AFT is an open-source platform allowing materials from reliable suppliers with a global footprint rather than relying on materials from limited or even a single supplier. It also makes a positive impact by greatly reducing wastage encountered in heritage manufacturing due to offcuts and off-spec parts — particularly with thermoset matrices whose scrap cannot be reused. With its combination of an additive manufacturing and a fusion process, it enables you to reduce the weight of bike parts by at least 50% while remaining cost competitive vs. aluminum.

From idea to production in weeks

AFT also helps address cost and time to market via fully virtual design optimization and validation (digital twin). By prototyping with electrons rather than steel and composite, not only are costly materials used more efficiently, but it eliminates the old iterative loops of make & break (design parts, build prototype tools, mold and test parts, and start again). Leverage the most advanced software and manufacturing technologies, engineered in Switzerland. Be independent from established supply chains.
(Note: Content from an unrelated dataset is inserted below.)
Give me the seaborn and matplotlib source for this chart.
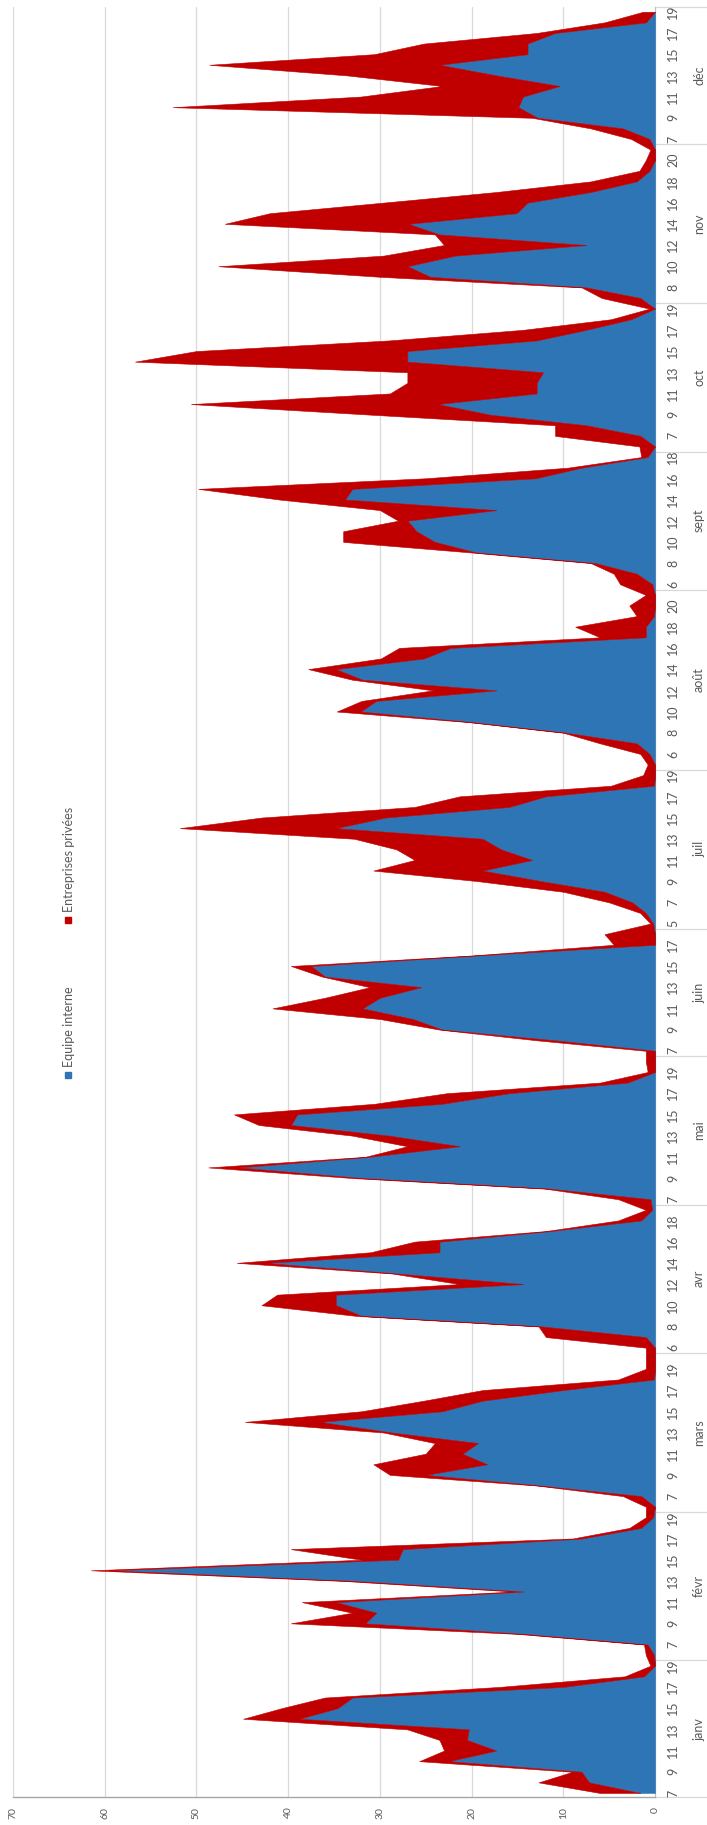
import numpy as np
import matplotlib
matplotlib.use("Agg")
import matplotlib.pyplot as plt
import matplotlib.transforms as mtransforms
import seaborn as sns

# Category axis: month groups and the hours recorded in each month
months = ["janv", "févr", "mars", "avr", "mai", "juin",
          "juil", "août", "sept", "oct", "nov", "déc"]
month_first_hour = [7, 6, 6, 6, 7, 7, 5, 5, 6, 6, 7, 7]
month_last_hour = [19, 19, 20, 19, 20, 18, 19, 21, 18, 19, 21, 19]

# Series: calls handled by the in-house team and by private companies
interne = [
    1.6, 7.2, 8.0, 22.5, 17.3, 20.5, 20.3, 38.8, 34.6, 33.0, 10.0, 1.2, 0.0,            # janv
    0.1, 0.8, 14.3, 31.6, 30.4, 34.8, 14.4, 33.0, 59.5, 28.0, 27.5, 8.0, 1.5, 0.2,      # févr
    0.0, 1.5, 12.6, 25.0, 18.3, 21.0, 19.3, 28.7, 36.5, 23.2, 18.8, 10.0, 0.1, 0.0, 0.0,  # mars
    0.0, 1.0, 12.3, 32.0, 34.8, 34.8, 14.4, 28.2, 42.5, 23.5, 23.5, 11.4, 1.5, 0.3,     # avr
    0.5, 11.5, 32.0, 45.4, 31.2, 21.3, 29.0, 39.7, 39.0, 23.2, 15.9, 3.0, 0.0, 0.0,     # mai
    0.0, 11.0, 23.2, 26.4, 31.9, 30.0, 25.5, 36.0, 37.5, 19.3, 0.0, 0.0,                # juin
    0.2, 1.0, 2.5, 5.5, 12.4, 18.8, 13.4, 16.8, 18.8, 34.8, 29.4, 15.9, 11.9, 0.1, 0.0,  # juil
    0.0, 0.6, 2.0, 9.7, 20.0, 32.1, 30.4, 17.3, 31.9, 34.8, 25.2, 22.3, 1.0, 1.0, 0.1, 0.0, 0.0,  # août
    0.3, 2.0, 6.5, 19.5, 24.0, 26.0, 27.0, 17.3, 33.8, 33.0, 13.0, 8.0, 0.8,            # sept
    0.0, 1.6, 7.5, 18.0, 23.7, 12.9, 12.9, 12.2, 27.0, 27.0, 12.9, 7.5, 2.6, 0.0,       # oct
    1.6, 7.5, 24.5, 27.0, 21.8, 7.5, 23.5, 26.9, 15.1, 13.9, 7.0, 2.0, 0.6, 0.0, 0.0,   # nov
    0.6, 3.5, 12.8, 14.9, 14.4, 10.4, 17.3, 23.5, 13.9, 13.9, 10.9, 1.0, 0.0,           # déc
]
privees = [
    4.4, 5.5, 1.0, 3.2, 5.7, 3.0, 6.7, 6.1, 6.1, 3.0, 7.0, 2.1, 0.5,                    # janv
    0.9, 0.4, 0.6, 8.1, 2.6, 3.7, 1.0, 1.0, 2.0, 4.0, 12.2, 1.0, 1.3, 0.8,              # févr
    1.0, 2.0, 0.3, 3.9, 12.4, 4.0, 4.7, 0.9, 8.2, 8.8, 6.4, 8.8, 3.9, 1.0, 1.0,         # mars
    1.0, 10.9, 0.4, 0.6, 8.1, 6.4, 6.9, 0.5, 3.1, 7.5, 2.7, 0.5, 2.5, 0.7,              # avr
    3.5, 0.5, 1.0, 3.3, 0.4, 5.7, 4.0, 3.5, 6.9, 7.4, 6.8, 3.0, 0.8, 1.0,               # mai
    1.0, 2.0, 0.3, 3.6, 9.8, 6.0, 5.6, 0.3, 2.2, 0.5, 4.5, 5.5,                         # juin
    0.3, 0.6, 2.5, 4.5, 6.9, 11.9, 12.8, 11.4, 14.0, 17.0, 13.5, 10.3, 9.4, 4.7, 1.3,   # juil
    0.8, 1.0, 4.0, 0.3, 0.3, 2.6, 1.6, 6.9, 1.1, 3.0, 4.7, 5.6, 5.0, 7.7, 1.9, 2.8, 1.0,  # août
    3.5, 2.5, 0.5, 0.5, 10.0, 8.0, 1.0, 12.7, 7.2, 16.8, 12.0, 1.5, 0.7,                # sept
    1.7, 9.3, 3.4, 13.0, 26.9, 16.0, 14.1, 14.8, 29.7, 23.0, 16.1, 6.9, 2.2, 0.6,       # oct
    4.2, 0.5, 5.4, 20.6, 7.8, 15.5, 0.5, 20.0, 26.9, 15.7, 10.3, 5.0, 1.1, 1.0, 0.5,    # nov
    2.0, 3.5, 0.6, 37.7, 17.7, 12.8, 16.3, 25.1, 16.7, 11.3, 2.0, 4.5, 1.3,             # déc
]
value_ticks = [0, 10, 20, 30, 40, 50, 60, 70]
series_names = ["Equipe interne", "Entreprises privées"]

BLUE = "#2E75B6"
RED = "#C00000"
GRID = "#D9D9D9"
TEXT = "#595959"

sns.set_theme(style="white")
plt.rcParams["font.family"] = ["Lato", "DejaVu Sans"]

# Flatten the two-level category axis
hours, month_of = [], []
for m, (h0, h1) in enumerate(zip(month_first_hour, month_last_hour)):
    for h in range(h0, h1 + 1):
        hours.append(h)
        month_of.append(m)
n = len(hours)
pos = np.arange(n)
interne_arr = np.array(interne)
total_arr = interne_arr + np.array(privees)

W, H = 707, 1825
fig = plt.figure(figsize=(W / 100, H / 100), dpi=100)
ax_left, ax_right, ax_top, ax_bottom = 13, 655, 7, 1797
ax = fig.add_axes([ax_left / W, 1 - ax_bottom / H,
                   (ax_right - ax_left) / W, (ax_bottom - ax_top) / H])

# Stacked area chart laid out vertically (categories run upward)
ax.fill_betweenx(pos, 0, interne_arr, color=BLUE, lw=0.4, edgecolor=BLUE, zorder=3)
ax.fill_betweenx(pos, interne_arr, total_arr, color=RED, lw=0.4, edgecolor=RED, zorder=3)

ax.set_xlim(70, 0)
ax.set_ylim(-0.38, n - 1 + 0.45)

for v in value_ticks[1:]:
    ax.axvline(v, color=GRID, lw=0.9, zorder=1)

for side in ["left", "top"]:
    ax.spines[side].set_visible(False)
ax.spines["right"].set_color("#BFBFBF")
ax.spines["right"].set_linewidth(0.9)
ax.spines["bottom"].set_color("#A6A6A6")
ax.spines["bottom"].set_linewidth(1.0)

ax.set_xticks(value_ticks)
ax.set_xticklabels([str(v) for v in value_ticks], rotation=90,
                   fontsize=7.5, color=TEXT)
ax.tick_params(axis="x", length=0, pad=7)
ax.set_yticks([])
ax.grid(False)

# Hour labels (every other category) and month group labels on the right
px_to_axes = 1.0 / (ax_right - ax_left)
trans = mtransforms.blended_transform_factory(ax.transAxes, ax.transData)
hour_x = 1 + (673 - ax_right) * px_to_axes
month_x = 1 + (699 - ax_right) * px_to_axes
for i in range(0, n, 2):
    ax.text(hour_x, pos[i], str(hours[i]), rotation=90, ha="center", va="center",
            fontsize=9, color=TEXT, transform=trans, clip_on=False)

sep_end = 1 + (W - ax_right) * px_to_axes
bounds = [-0.38]
for m in range(len(months)):
    idx = [i for i in range(n) if month_of[i] == m]
    center = (idx[0] + idx[-1]) / 2
    ax.text(month_x, center, months[m], rotation=90, ha="center", va="center",
            fontsize=9, color=TEXT, transform=trans, clip_on=False)
    bounds.append(idx[-1] + 0.5 if m < len(months) - 1 else n - 1 + 0.45)
for b in bounds:
    ax.plot([1, sep_end], [b, b], color=GRID, lw=0.9, transform=trans, clip_on=False)

# Legend drawn along the left margin
legend_items = [(series_names[0], BLUE, 1075, 1067), (series_names[1], RED, 920, 912)]
for label, color, sq_y, txt_y in legend_items:
    fig.patches.append(plt.Rectangle(((68 - 3) / W, 1 - (sq_y + 3) / H), 6 / W, 6 / H,
                                     color=color, transform=fig.transFigure))
    fig.text(69 / W, 1 - txt_y / H, label, rotation=90, ha="center", va="bottom",
             fontsize=9, color=TEXT)

fig.savefig("out.png", dpi=100)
Performance meets sustainability

Versus conventional manufacturing, AFT reduces material usage and scrap due to unmatched design freedom, more precise fibre-layout control, and the ability to produce net-shape parts. Printing itself is energy efficient. Printed preform functionality is further increased and secondary operations eliminated when hardware is insert molded or preforms are injection/compression overmolded.
Using open-source thermoplastic materials allows recycle offal, and increases material-selection options, including use of recycled/upcycled polymers, polymers from biobased monomers, and recycled fibres, further increasing circularity and sustainability.
Unique surfaces can be created, combining technical and aesthetic performances.

Cost competitive

AFT directly address manufacturing costs by reducing both scrap (thanks to higher design freedom, more efficient fiber layout control, and the ability to print net-shape parts) and labor (through highly automated and repeatable operations that enable quality to be verified in real time as parts are printed and formed).